Drives.today

Spring 1975 - customer is inspecting the new Porsche 930

In spring 1975 a customer is inspecting the new Porsche 930 that, thanks to its turbocharger, was probably the most sensational car you could buy. And it attracted the rich and famous like no car since Jaguar’s E-Type.

Porsche Moment

We recounts the story behind a famous picture from Porsche’s past…

Here in centre shot, the renowned conductor of the Vienna Philharmonic Herbert von Karajan is at Porsche, surveying the new 911 with a critical eye, although another from the series of photographs taken that day shows him grinning like a schoolboy as he climbs into the 930 on the Weissach track. And who could blame him for such a reaction?

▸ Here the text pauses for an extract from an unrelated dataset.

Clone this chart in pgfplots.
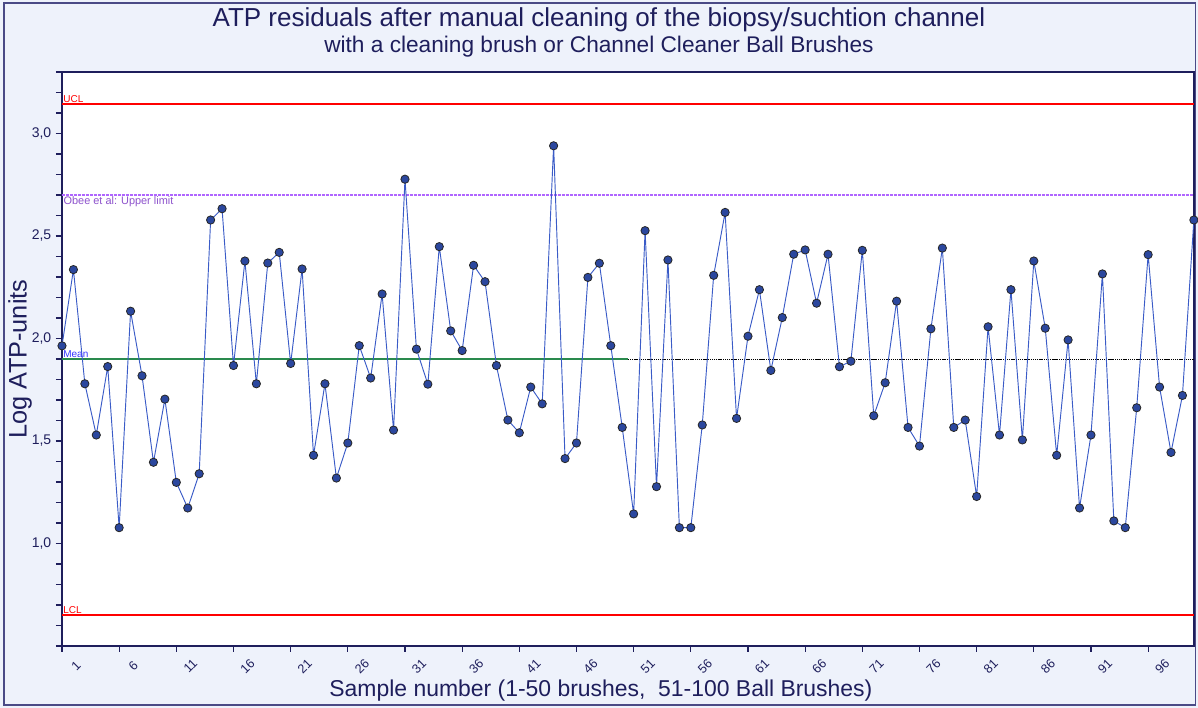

Herbert, a friend of the family and part of the clique around Porsche that Tony Lapine used to refer to as the “Austrian Mafia”, was not on his first Porsche. Over the years he owned various exotic sports cars, but invariably returned to Zuffenhausen. In the 1950s his 550 Spyder was replaced by a 718 RSK and 10 years later he acquired an RS 2.7. So taken with this 911 was Herbert that he prevailed upon Ernst Fuhrmann, another Viennese, to build him a lightweight 930 – a discussion which probably began the day our picture was taken.

Ernst then persuaded a reluctant Helmuth Bott, a practical Swabian, to schedule this very special one-off on a production line that already couldn’t cope with demand for the stock 930. Crucially, the eminent conductor, who was then at the height of his popularity, could pay – and Porsche and workshop manager Rolf Sprenger in particular woke up to the idea that there was an entire business to be had from customisations. And thus the Sonderwünsch department was born.

In the event, this exceptional Turbo, which was based on an RSR chassis with an RS body and a larger turbo, reputedly had over 350bhp. In the 1980s, Rolf ’s department would go one better with the road-going 935 that was built for Mansour Ojjeh of TAG, but by then Herbert had moved on to the 959, of which he soon bought a second after crashing the first.

A measure of the esteem in which Porsche held this customer is the veritable delegation that accompanied him that day. From left to right is company spokesman Manfred Jantke, always present to distil the proceedings into a press release; engineering director Helmuth; Herbert himself; managing director Ernst who’s doing the talking; and beside him is Hans Klauser.

As customer service manager, who for almost any other client would have been handling such a visit largely by himself, Hans might have felt slightly superfluous. Yet he had by far the longest career of any of the Porsche quartet, joining the Konstructionsbüro in 1936 and becoming the workshop manager at Zuffenhausen as soon as the company moved back in 1950, where he recruited its first mechanic, Herbert Linge. Hans’ signature appears on all engine sign-off documents until the 911 era.